J‘ai bien plus de réserves concernant la construction de l’histoire et encore plus de la romance, qui a quand même une certaine place ici. J’ai d’abord trouvé effectivement trop de ressemblances par moment avec la construction d’Orgueil et Préjugés, notamment dans la maladresse des deux héros mâles à déclarer leurs sentiments à leur dulcinée… Ça va trop vite, ça sort de nulle part, ils sont trop mièvre alors qu’ils étaient froids et caustiques avant. Il y avait aussi quelque chose de trop classique, propre aux romans de cette époque, avec l’élément narratif perturbateur venant gêner le développement de la relation entre les deux héros qui s’étaient naturellement rapprochés autour de la maladie d’un troisième personnage et de plusieurs drames survenus dans la petite ville où ils résident. Cela a donné un récit avec pas mal de longueurs et quelques redites dont on aurait largement pu se passer, le dernier tiers étant assez interminable et morose. Heureusement que l’émotion était toujours au rendez-vous et qu’on apprécie d’assister à l’évolution de chacun à travers les épreuves qu’ils doivent surmonter et qui les rongent.

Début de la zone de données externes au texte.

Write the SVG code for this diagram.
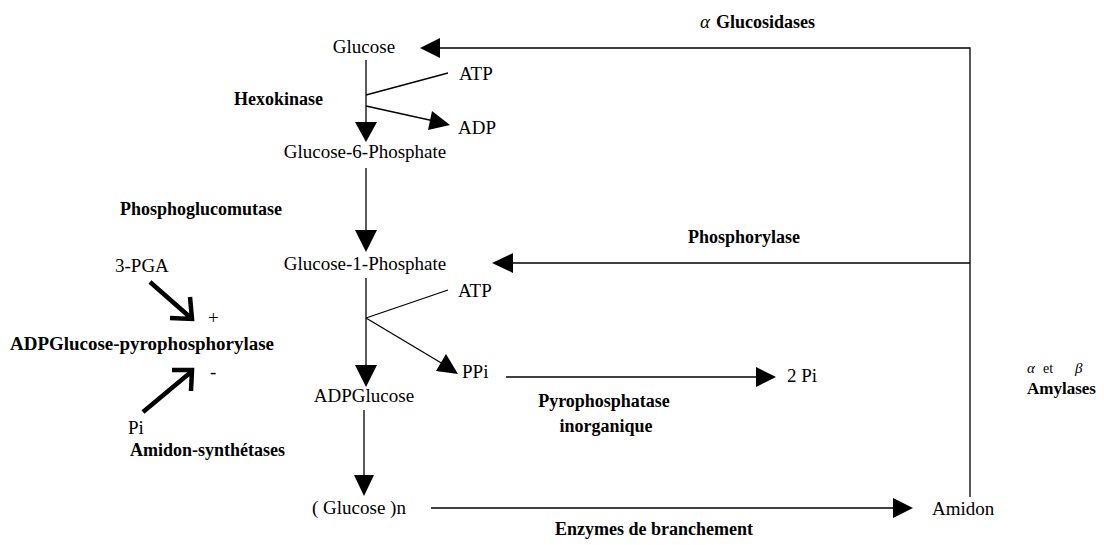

J’ai donc été plus à l’aise dans l’aspect « quotidien » de l’oeuvre. J’ai aimé suivre les vies de famille de chacun, même s’il y avait un côté trop prêchi prêcha chez celle de Margaret au vu de l’ancien travail de son père. Cela donnait vraiment une sensation de réalisme confondant de suivre leur petit quotidien à trois avec ses parents, et encore plus quand elle allait à la rencontre des ouvriers avec qui elle s’est liée de manière fortuite, jusqu’à aller chez eux et participer à leur vie et leurs déboires. Ce sentiment d’y être avec eux, c’est vraiment ce qui a fait la saveur de ce récit et l’a rendu si culte pour moi.
Je suis donc ravie d’avoir retrouvé la plume moderne d’Elizabeth Gaskell sur un texte aussi engagé dont la teneur sociale m’a surprise et ravie. Je trouve en revanche que l’autrice n’a pas déployé autant de talent sur la romance qui est maladroite, convenue et déjà vue. Elle m’avait plus marquée dans son adaptation télé. J’ai donc un ressenti final un peu partagé et ambivalent sur cette oeuvre saluant le cadre social et intime, mais étant déçue par la romance dont j’attendais plus en terme d’écriture.